Over the past six years, I have read numerous reports on the impact of automation in the workforce. Shockingly, over 80% of these articles are cynical fear mongering. They typically revolve around the idea that automation is the death knell of employment. The authors brazenly claim that new technology is being used by wealthy capitalists to bolster their bottom line at the expense of their workers.
There is a kernel of truth to some of these reports, but they are incredibly one-sided. The reality is that there are countless benefits of automation that serve workers as much as business owners.
Here are some reasons that automation is both improving productivity and employee morale.
Human error is one of the biggest costs to most businesses. Organizations in the United States and United Kingdom lose over $37 billion a year to human error. It is also the average worker’s own worst enemy. A single, careless error can cause massive headaches down the road. I learned this lesson the hard way when I was a programmer in the early 2000s. I would often find that a couple of small syntax errors inevitably caused problems that could take hours to solve during the debugging process.
This is a major problem for other professionals as well, including insurance actuaries, website developers, financial analysts and marketing analytics professionals. Minimizing the prevalence of employee errors can save them several hours and immeasurable frustration over the course of a single week.
Properly optimized algorithms can help employees reduce the risk of errors on certain projects by 80% to 90%.

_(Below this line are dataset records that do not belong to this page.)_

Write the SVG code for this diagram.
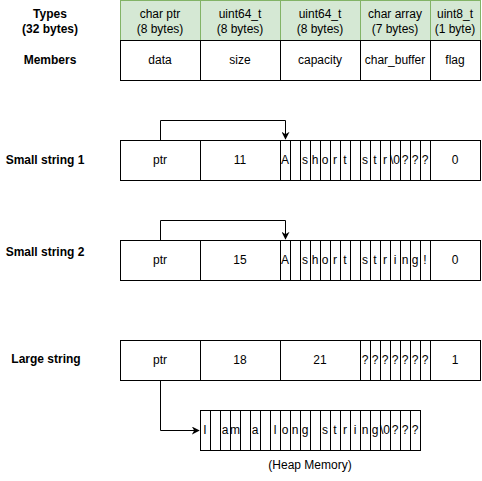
<svg xmlns="http://www.w3.org/2000/svg" width="482" height="481" viewBox="0 0 482 481">
<defs>
<style>
text{font-family:"Liberation Sans",Arial,Helvetica,sans-serif;font-size:12px;fill:#000;text-anchor:middle;dominant-baseline:central}
.b{font-weight:bold}
.h{fill:#d5e8d4;stroke:#82b366;stroke-width:1}
.c{fill:#fff;stroke:#000;stroke-width:1}
.w{fill:none;stroke:#000;stroke-width:1}
</style>
<marker id="ah" viewBox="0 0 10 10" refX="9" refY="5" markerWidth="8" markerHeight="8" markerUnits="userSpaceOnUse" orient="auto">
<path d="M0,0 L10,5 L0,10 L3,5 Z" fill="#000"/>
</marker>
</defs>
<rect width="482" height="481" fill="#fff"/>

<g id="labels">
<text class="b" x="50" y="14">Types</text>
<text class="b" x="50" y="29">(32 bytes)</text>
<text class="b" x="50" y="60">Members</text>
<text class="b" x="45" y="160">Small string 1</text>
<text class="b" x="45" y="252">Small string 2</text>
<text class="b" x="46" y="359">Large string</text>
</g>

<g id="types">
<rect class="h" x="120.5" y="0.5" width="80" height="40"/>
<rect class="h" x="200.5" y="0.5" width="80" height="40"/>
<rect class="h" x="280.5" y="0.5" width="80" height="40"/>
<rect class="h" x="360.5" y="0.5" width="70" height="40"/>
<rect class="h" x="430.5" y="0.5" width="50" height="40"/>
<text x="160" y="14">char ptr</text><text x="160" y="29">(8 bytes)</text>
<text x="240" y="14">uint64_t</text><text x="240" y="29">(8 bytes)</text>
<text x="320" y="14">uint64_t</text><text x="320" y="29">(8 bytes)</text>
<text x="395" y="14">char array</text><text x="395" y="29">(7 bytes)</text>
<text x="455" y="14">uint8_t</text><text x="455" y="29">(1 byte)</text>
</g>

<g id="members">
<rect class="c" x="120.5" y="40.5" width="80" height="40"/>
<rect class="c" x="200.5" y="40.5" width="80" height="40"/>
<rect class="c" x="280.5" y="40.5" width="80" height="40"/>
<rect class="c" x="360.5" y="40.5" width="70" height="40"/>
<rect class="c" x="430.5" y="40.5" width="50" height="40"/>
<text x="160" y="60">data</text>
<text x="240" y="60">size</text>
<text x="320" y="60">capacity</text>
<text x="395" y="60">char_buffer</text>
<text x="455" y="60">flag</text>
</g>

<g id="small1">
<rect class="c" x="120.5" y="140.5" width="360" height="40"/>
<path class="w" d="M200.5,140.5V180.5M280.5,140.5V180.5M290.5,140.5V180.5M300.5,140.5V180.5M310.5,140.5V180.5M320.5,140.5V180.5M330.5,140.5V180.5M340.5,140.5V180.5M350.5,140.5V180.5M360.5,140.5V180.5M370.5,140.5V180.5M380.5,140.5V180.5M390.5,140.5V180.5M400.5,140.5V180.5M410.5,140.5V180.5M420.5,140.5V180.5M430.5,140.5V180.5"/>
<text x="160" y="160">ptr</text>
<text x="240" y="160">11</text>
<text x="285" y="160">A</text>
<text x="305" y="160">s</text>
<text x="315" y="160">h</text>
<text x="325" y="160">o</text>
<text x="335" y="160">r</text>
<text x="345" y="160">t</text>
<text x="365" y="160">s</text>
<text x="375" y="160">t</text>
<text x="385" y="160">r</text>
<text x="395" y="160">\0</text>
<text x="405" y="160">?</text>
<text x="415" y="160">?</text>
<text x="425" y="160">?</text>
<text x="455" y="160">0</text>
</g>

<g id="small2">
<rect class="c" x="120.5" y="240.5" width="360" height="40"/>
<path class="w" d="M200.5,240.5V280.5M280.5,240.5V280.5M290.5,240.5V280.5M300.5,240.5V280.5M310.5,240.5V280.5M320.5,240.5V280.5M330.5,240.5V280.5M340.5,240.5V280.5M350.5,240.5V280.5M360.5,240.5V280.5M370.5,240.5V280.5M380.5,240.5V280.5M390.5,240.5V280.5M400.5,240.5V280.5M410.5,240.5V280.5M420.5,240.5V280.5M430.5,240.5V280.5"/>
<text x="160" y="260">ptr</text>
<text x="240" y="260">15</text>
<text x="285" y="260">A</text>
<text x="305" y="260">s</text>
<text x="315" y="260">h</text>
<text x="325" y="260">o</text>
<text x="335" y="260">r</text>
<text x="345" y="260">t</text>
<text x="365" y="260">s</text>
<text x="375" y="260">t</text>
<text x="385" y="260">r</text>
<text x="395" y="260">i</text>
<text x="405" y="260">n</text>
<text x="415" y="260">g</text>
<text x="425" y="260">!</text>
<text x="455" y="260">0</text>
</g>

<g id="large">
<rect class="c" x="120.5" y="340.5" width="360" height="40"/>
<path class="w" d="M200.5,340.5V380.5M280.5,340.5V380.5M360.5,340.5V380.5M370.5,340.5V380.5M380.5,340.5V380.5M390.5,340.5V380.5M400.5,340.5V380.5M410.5,340.5V380.5M420.5,340.5V380.5M430.5,340.5V380.5"/>
<text x="160" y="360">ptr</text>
<text x="240" y="360">18</text>
<text x="320" y="360">21</text>
<text x="365" y="360">?</text>
<text x="375" y="360">?</text>
<text x="385" y="360">?</text>
<text x="395" y="360">?</text>
<text x="405" y="360">?</text>
<text x="415" y="360">?</text>
<text x="425" y="360">?</text>
<text x="455" y="360">1</text>
</g>

<g id="heap">
<rect class="c" x="200.5" y="410.5" width="220" height="40"/>
<path class="w" d="M210.5,410.5V450.5M220.5,410.5V450.5M230.5,410.5V450.5M240.5,410.5V450.5M250.5,410.5V450.5M260.5,410.5V450.5M270.5,410.5V450.5M280.5,410.5V450.5M290.5,410.5V450.5M300.5,410.5V450.5M310.5,410.5V450.5M320.5,410.5V450.5M330.5,410.5V450.5M340.5,410.5V450.5M350.5,410.5V450.5M360.5,410.5V450.5M370.5,410.5V450.5M380.5,410.5V450.5M390.5,410.5V450.5M400.5,410.5V450.5M410.5,410.5V450.5"/>
<text x="205" y="430">I</text>
<text x="225" y="430">a</text>
<text x="235" y="430">m</text>
<text x="255" y="430">a</text>
<text x="275" y="430">l</text>
<text x="285" y="430">o</text>
<text x="295" y="430">n</text>
<text x="305" y="430">g</text>
<text x="325" y="430">s</text>
<text x="335" y="430">t</text>
<text x="345" y="430">r</text>
<text x="355" y="430">i</text>
<text x="365" y="430">n</text>
<text x="375" y="430">g</text>
<text x="385" y="430">\0</text>
<text x="395" y="430">?</text>
<text x="405" y="430">?</text>
<text x="415" y="430">?</text>
<text x="310" y="465">(Heap Memory)</text>
</g>

<g id="connectors">
<path class="w" d="M160.5,140V120.5H285.5V139" marker-end="url(#ah)"/>
<path class="w" d="M160.5,240V220.5H285.5V239" marker-end="url(#ah)"/>
<path class="w" d="M160.5,381V430.5H199" marker-end="url(#ah)"/>
</g>
</svg>
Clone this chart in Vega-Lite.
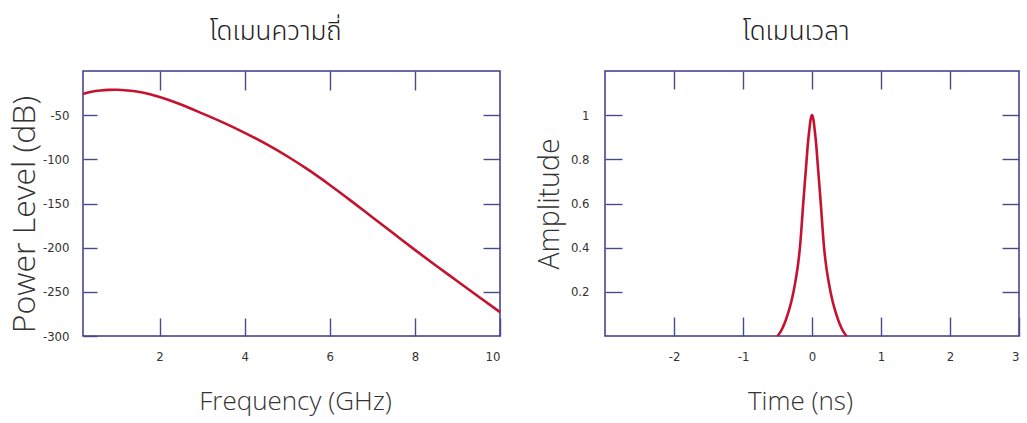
{
  "$schema": "https://vega.github.io/schema/vega-lite/v6.json",
  "background": "white",
  "padding": {"left": 7, "top": 18, "right": 3, "bottom": 5},
  "datasets": {
    "freq": [
      {"f": 0.2, "p": -26}, {"f": 0.4, "p": -23.6}, {"f": 0.6, "p": -22.1}, {"f": 0.8, "p": -21.4},
      {"f": 1.0, "p": -21.3}, {"f": 1.25, "p": -22}, {"f": 1.5, "p": -23.5}, {"f": 1.75, "p": -26},
      {"f": 2.0, "p": -29.5}, {"f": 2.5, "p": -38}, {"f": 3.0, "p": -48}, {"f": 3.5, "p": -58.5},
      {"f": 4.0, "p": -70}, {"f": 4.5, "p": -82.5}, {"f": 5.0, "p": -96.5}, {"f": 5.5, "p": -112},
      {"f": 6.0, "p": -129}, {"f": 6.5, "p": -147}, {"f": 7.0, "p": -165.5}, {"f": 7.5, "p": -184},
      {"f": 8.0, "p": -202.5}, {"f": 8.5, "p": -220.5}, {"f": 9.0, "p": -238}, {"f": 9.5, "p": -255.5},
      {"f": 10.0, "p": -273}
    ],
    "time": [
      {"t": -0.5, "a": 0}, {"t": -0.45, "a": 0.022}, {"t": -0.4, "a": 0.055}, {"t": -0.35, "a": 0.1},
      {"t": -0.3, "a": 0.155}, {"t": -0.25, "a": 0.23}, {"t": -0.2, "a": 0.33}, {"t": -0.175, "a": 0.4},
      {"t": -0.15, "a": 0.5}, {"t": -0.125, "a": 0.61}, {"t": -0.1, "a": 0.71}, {"t": -0.08, "a": 0.79},
      {"t": -0.06, "a": 0.87}, {"t": -0.04, "a": 0.93}, {"t": -0.02, "a": 0.98}, {"t": 0, "a": 1.0},
      {"t": 0.02, "a": 0.98}, {"t": 0.04, "a": 0.93}, {"t": 0.06, "a": 0.87}, {"t": 0.08, "a": 0.79},
      {"t": 0.1, "a": 0.71}, {"t": 0.125, "a": 0.61}, {"t": 0.15, "a": 0.5}, {"t": 0.175, "a": 0.4},
      {"t": 0.2, "a": 0.33}, {"t": 0.25, "a": 0.23}, {"t": 0.3, "a": 0.155}, {"t": 0.35, "a": 0.1},
      {"t": 0.4, "a": 0.055}, {"t": 0.45, "a": 0.022}, {"t": 0.5, "a": 0}
    ]
  },
  "config": {
    "view": {"stroke": "#3a3a8c", "strokeWidth": 1.5},
    "axis": {
      "domain": false, "grid": false,
      "tickColor": "#4a4a8a", "tickWidth": 1.4,
      "labelFont": "DejaVu Sans Condensed, Liberation Sans", "labelFontSize": 13, "labelColor": "#333333",
      "labelExpr": "datum.value + ''",
      "titleFont": "Open Sans", "titleFontWeight": 300, "titleColor": "#333333"
    },
    "title": {"font": "Noto Sans Thai", "fontSize": 26, "fontWeight": 300, "color": "#222222", "offset": 25},
    "concat": {"spacing": 28}
  },
  "hconcat": [
    {
      "title": {"text": "โดเมนความถี่", "dx": -16},
      "width": 417, "height": 265,
      "data": {"name": "freq"},
      "layer": [
        {
          "mark": {"type": "line", "color": "#c4122f", "strokeWidth": 2.6, "interpolate": "monotone"},
          "encoding": {
            "x": {"field": "f", "type": "quantitative",
              "scale": {"domain": [0.2, 10], "nice": false, "zero": false},
              "axis": {"orient": "bottom", "values": [2, 4, 6, 8, 10], "tickSize": -18, "labelPadding": 32,
                "title": "Frequency (GHz)", "titleFontSize": 26, "titlePadding": 25, "titleX": 212}},
            "y": {"field": "p", "type": "quantitative",
              "scale": {"domain": [-300, 0], "nice": false, "zero": false},
              "axis": {"orient": "left", "values": [-300, -250, -200, -150, -100, -50], "tickSize": -14, "labelPadding": 28,
                "title": "Power Level (dB)", "titleFontSize": 32, "titlePadding": 1, "titleY": 143}}
          }
        },
        {
          "mark": {"type": "line", "opacity": 0},
          "encoding": {
            "x": {"field": "f", "type": "quantitative",
              "axis": {"orient": "top", "values": [2, 4, 6, 8], "tickSize": -19, "labels": false, "title": null}},
            "y": {"field": "p", "type": "quantitative",
              "axis": {"orient": "right", "values": [-250, -200, -150, -100, -50], "tickSize": -17, "labels": false, "title": null}}
          }
        }
      ],
      "resolve": {"axis": {"x": "independent", "y": "independent"}}
    },
    {
      "title": {"text": "โดเมนเวลา", "dx": -16},
      "width": 414, "height": 265,
      "data": {"name": "time"},
      "layer": [
        {
          "mark": {"type": "line", "color": "#c4122f", "strokeWidth": 2.6, "interpolate": "monotone"},
          "encoding": {
            "x": {"field": "t", "type": "quantitative",
              "scale": {"domain": [-3, 3], "nice": false, "zero": false},
              "axis": {"orient": "bottom", "values": [-2, -1, 0, 1, 2, 3], "tickSize": -19, "labelPadding": 33,
                "title": "Time (ns)", "titleFontSize": 26, "titlePadding": 25, "titleX": 195}},
            "y": {"field": "a", "type": "quantitative",
              "scale": {"domain": [0, 1.2], "nice": false},
              "axis": {"orient": "left", "values": [0.2, 0.4, 0.6, 0.8, 1], "tickSize": -17, "labelPadding": 33,
                "title": "Amplitude", "titleFontSize": 28.5, "titlePadding": 6}}
          }
        },
        {
          "mark": {"type": "line", "opacity": 0},
          "encoding": {
            "x": {"field": "t", "type": "quantitative",
              "axis": {"orient": "top", "values": [-2, -1, 0, 1, 2], "tickSize": -18, "labels": false, "title": null}},
            "y": {"field": "a", "type": "quantitative",
              "axis": {"orient": "right", "values": [0.2, 0.4, 0.6, 0.8, 1], "tickSize": -17, "labels": false, "title": null}}
          }
        }
      ],
      "resolve": {"axis": {"x": "independent", "y": "independent"}}
    }
  ]
}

A Gallup survey found 87% of employees complain that they don’t feel engaged at work. One of the biggest reasons is that they don’t feel challenged. This problem often arises because they spend long periods of time on mundane tasks. While these tasks are still important, they don’t make employees feel challenged or give them the chance to feel that they are making a real impact.
Automation has been applied to project management in a way that frees up employees from things like data entry to be much more productive. For example, say you’re a creative director at a large digital agency who receives emailed reports from their team in spreadsheet form each week on the progress of projects. You would need to consolidate all of those reports into a meaningful understanding of where each project was. This takes considerable time and effort that could be used on actually producing for clients.
Andrew Filev, CEO of Wrike explains, “The way work gets done is changing, and the traditional linear model of information flow in an organization is no longer relevant. Business is more agile, review cycles are more complex and product cycles are shorter. How teams manage projects needs to change to keep up. That’s why we’ve built Wrike to essentially serve as an operating system for your organization’s digital collaboration.”
Pioneers on new projects have consistently made one observation that they can’t ignore — intuition is a poor indicator of actual outcomes. The only way to optimize outcomes is to collect empirical data through trial and error. Unfortunately, testing inputs and determining variables that yield a positive ROI is a challenge for even seasoned professionals.
Fortunately, automation has led to the development of new tools that help with regression analysis in other testing processes that the average professional is not equipped to handle. This helps them identify the solutions that have the best outcomes, which invariably leads to higher productivity. It also helps boost morale, because employees feel prouder of their performance and receive better reviews from their managers.